Google has rolled out a new feature on its search site, which the Internet giant said will provide technical guidelines for error returns normally encountered by searches originating from China.

According to The Associated Press (AP), Chinese users that will encounter unusual error notices will be prompted with a note that would advise them to "try other search terms."

"By prompting people to revise their queries, we hope to reduce these disruptions and improve our user experience from mainland China," a Thursday blog by Google Senior Vice President Alan Eustace explained.

Analysts saw the move, announced last week, as Google's way of becoming more user-friendly with the site's Chinese patrons, which AP said comprised some 16 per cent of the total search market pie in the country, but not necessarily friendlier with the Chinese government.

As of December 2011, more than 500 million users were thought to have logged on the net and Google said that what has been added on its search features were wholly meant to correct "disruptive queries (that have been) over the past couple of years."

The tool's main function, according to Mr Eustace, was to warn users that the terms or characters they were entering during search attempts "may temporarily break your connection to Google."

But the Google intervention, AP said, could again invite the anger of Beijing as it would unveil to the ordinary users in China that certain terms or characters that they normally use in researching information about people or places were under the strict regulatory control of the government.

The censorship employed by China on Web searches within its borders were mostly meant to avoid undue disturbance in the country, analysts said, which despite its relatively liberal economic policies has kept a close lid on crucial social and political functions of Chinese citizens.

Mostly, AP reported, the recent search errors that plagued search queries from within China were attributed to the tweaks imposed on certain terms, specifically on searches that were connected, remotely or closely, to Bo Xilai, the popular Chongqing city chief executive that was sacked and eased out of government service recently.

Media reports, local and international, have indicated that Beijing had implemented damage-control mode on the Bo affair, getting him out of the public following the disclosure that his wife had been implicated in killing a British national.

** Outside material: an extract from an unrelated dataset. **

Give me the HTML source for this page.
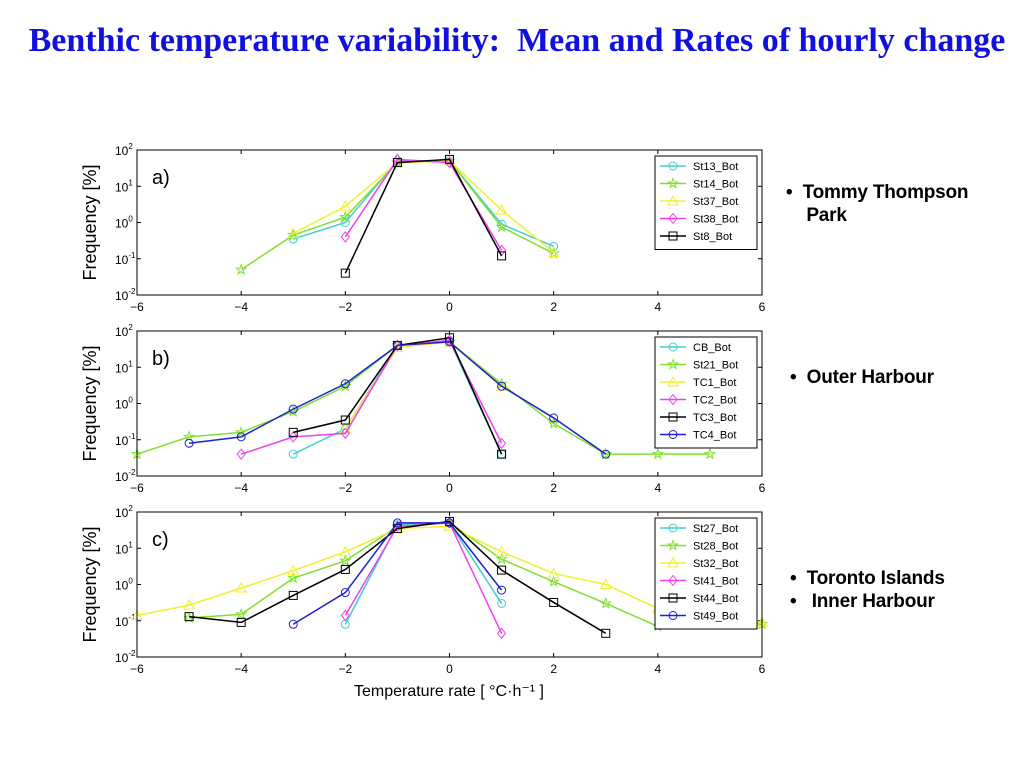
<!DOCTYPE html>
<html><head><meta charset="utf-8">
<style>
body{margin:0;width:1024px;height:768px;background:#fff;overflow:hidden;position:relative;font-family:"Liberation Sans","DejaVu Sans",sans-serif}
#t{position:absolute;left:0;width:1034px;top:22px;text-align:center;font-family:"Liberation Serif",serif;font-weight:bold;font-size:34px;color:#1010e0;white-space:nowrap;letter-spacing:0px}
.b{position:absolute;font-weight:bold;font-size:19px;color:#000;line-height:23px;letter-spacing:-0.2px;white-space:nowrap}
</style></head><body>
<div id="t">Benthic temperature variability:&nbsp; Mean and Rates of hourly change</div>
<div class="b" style="left:786px;top:181px">•&nbsp; Tommy Thompson<br>&nbsp;&nbsp;&nbsp;&nbsp;Park</div>
<div class="b" style="left:790px;top:366px">•&nbsp; Outer Harbour</div>
<div class="b" style="left:790px;top:567px">•&nbsp; Toronto Islands<br>•&nbsp;&nbsp; Inner Harbour</div>
<svg id="s" width="1024" height="768" style="position:absolute;left:0;top:0"></svg>
<script>
const NS="http://www.w3.org/2000/svg";const S=document.getElementById('s');
function el(t,a,txt){const e=document.createElementNS(NS,t);for(const k in a)e.setAttribute(k,a[k]);if(txt!==undefined)e.textContent=txt;S.appendChild(e);return e;}
const X0=137,X1=762;const fx=v=>X0+(v+6)*(X1-X0)/12;
const C={c:'#40d0d0',g:'#80e030',y:'#f0f030',m:'#f040f0',k:'#000',b:'#2020d0'};
function mark(x,y,m,col){
 const st={fill:'none',stroke:col,'stroke-width':1};
 if(m=='o')el('circle',Object.assign({cx:x,cy:y,r:4},st));
 else if(m=='s')el('rect',Object.assign({x:x-4,y:y-4,width:8,height:8},st));
 else if(m=='^')el('polygon',Object.assign({points:`${x},${y-5} ${x-5},${y+4} ${x+5},${y+4}`},st));
 else if(m=='d')el('polygon',Object.assign({points:`${x},${y-5} ${x-4},${y} ${x},${y+5} ${x+4},${y}`},st));
 else if(m=='*'){let p='';for(let i=0;i<10;i++){const r=i%2?2:5,a=-Math.PI/2+i*Math.PI/5;p+=`${x+r*Math.cos(a)},${y+r*Math.sin(a)} `;}el('polygon',Object.assign({points:p},st));}
}
function panel(top,lab,series,lb){
 const bot=top+145;const fy=v=>top+(2-Math.log10(v))*(bot-top)/4;
 for(let v=-6;v<=6;v+=2){const x=fx(v);el('line',{x1:x,y1:bot,x2:x,y2:bot-4,stroke:'#000'});el('line',{x1:x,y1:top,x2:x,y2:top+4,stroke:'#000'});
  el('text',{x:x,y:bot+16,'text-anchor':'middle','font-size':12},(v<0?'−':'')+Math.abs(v));}
 for(let e=-2;e<=2;e++){const y=top+(2-e)*(bot-top)/4;el('line',{x1:X0,y1:y,x2:X0+4,y2:y,stroke:'#000'});el('line',{x1:X1,y1:y,x2:X1-4,y2:y,stroke:'#000'});
  const t=el('text',{x:X0-22,y:y+5,'font-size':12},'10');const s=document.createElementNS(NS,'tspan');s.setAttribute('dy','-6');s.setAttribute('font-size','8');s.textContent=e;t.appendChild(s);}
 el('text',{x:0,y:0,transform:`translate(96,${(top+bot)/2}) rotate(-90)`,'text-anchor':'middle','font-size':18},'Frequency [%]');
 el('text',{x:152,y:top+34,'font-size':20},lab);
 for(const s of series){const pts=s.d.map(p=>[fx(p[0]),fy(p[1])]);
  el('polyline',{points:pts.map(p=>p.join(',')).join(' '),fill:'none',stroke:C[s.c],'stroke-width':1.5});
  pts.forEach(p=>mark(p[0],p[1],s.m,C[s.c]));}
 el('rect',{x:X0,y:top,width:X1-X0,height:bot-top,fill:'none',stroke:'#000'});
 const lh=17.5,ly=top+6;el('rect',{x:655,y:ly,width:102,height:series.length*lh+6,fill:'#fff',stroke:'#000'});
 series.forEach((s,i)=>{const y=ly+10+i*lh;el('line',{x1:660,y1:y,x2:686,y2:y,stroke:C[s.c],'stroke-width':1.5});mark(673,y,s.m,C[s.c]);
  el('text',{x:693,y:y+4,'font-size':11},lb[i]);});
}
panel(150,'a)',[
{c:'c',m:'o',d:[[-3,.35],[-2,1],[-1,50],[0,50],[1,.9],[2,.22]]},
{c:'g',m:'*',d:[[-4,.05],[-3,.45],[-2,1.4],[-1,45],[0,50],[1,.75],[2,.14]]},
{c:'y',m:'^',d:[[-3,.5],[-2,2.8],[-1,45],[0,50],[1,2.2],[2,.15]]},
{c:'m',m:'d',d:[[-2,.4],[-1,55],[0,45],[1,.17]]},
{c:'k',m:'s',d:[[-2,.04],[-1,45],[0,55],[1,.12]]}],['St13_Bot','St14_Bot','St37_Bot','St38_Bot','St8_Bot']);
panel(331,'b)',[
{c:'c',m:'o',d:[[-3,.04],[-2,.2],[-1,40],[0,55],[1,.04]]},
{c:'g',m:'*',d:[[-6,.04],[-5,.12],[-4,.16],[-3,.6],[-2,3],[-1,40],[0,50],[1,3.5],[2,.28],[3,.04],[4,.04],[5,.04]]},
{c:'y',m:'^',d:[[-2,.2],[-1,35],[0,50],[1,3]]},
{c:'m',m:'d',d:[[-4,.04],[-3,.12],[-2,.15],[-1,40],[0,55],[1,.08]]},
{c:'k',m:'s',d:[[-3,.16],[-2,.35],[-1,40],[0,65],[1,.04]]},
{c:'b',m:'o',d:[[-5,.08],[-4,.12],[-3,.7],[-2,3.5],[-1,40],[0,50],[1,3],[2,.4],[3,.04]]}],['CB_Bot','St21_Bot','TC1_Bot','TC2_Bot','TC3_Bot','TC4_Bot']);
panel(512,'c)',[
{c:'c',m:'o',d:[[-2,.08],[-1,45],[0,50],[1,.3]]},
{c:'g',m:'*',d:[[-5,.12],[-4,.15],[-3,1.5],[-2,4.5],[-1,40],[0,50],[1,5],[2,1.2],[3,.3],[4,.07],[6,.08]]},
{c:'y',m:'^',d:[[-6,.14],[-5,.27],[-4,.8],[-3,2.4],[-2,8],[-1,35],[0,40],[1,8],[2,2],[3,1],[4,.22],[6,.09]]},
{c:'m',m:'d',d:[[-2,.14],[-1,40],[0,50],[1,.045]]},
{c:'k',m:'s',d:[[-5,.13],[-4,.09],[-3,.5],[-2,2.6],[-1,35],[0,55],[1,2.5],[2,.32],[3,.045]]},
{c:'b',m:'o',d:[[-3,.08],[-2,.6],[-1,50],[0,50],[1,.7]]}],['St27_Bot','St28_Bot','St32_Bot','St41_Bot','St44_Bot','St49_Bot']);
el('text',{x:449,y:696,'text-anchor':'middle','font-size':16},'Temperature rate [ °C·h⁻¹ ]');
</script>
</body></html>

But the political ramifications aside, observers have raised concerns that Google could be courting another tussle with Beijing after its censorship showdown with the country's political leadership, which saw the American firm pulling out the bulk of its business office from mainland China two years ago.

The latest Google move was announced in the wake of the regulatory approval stamped by Beijing on Google's takeover of Motorola Mobility, clearing the way for Android's, the company's mobile platform, continued deployment in the lucrative Chinese market.

It remains to be seen if Google's latest initiative will again spark a new tussle with China, analysts said.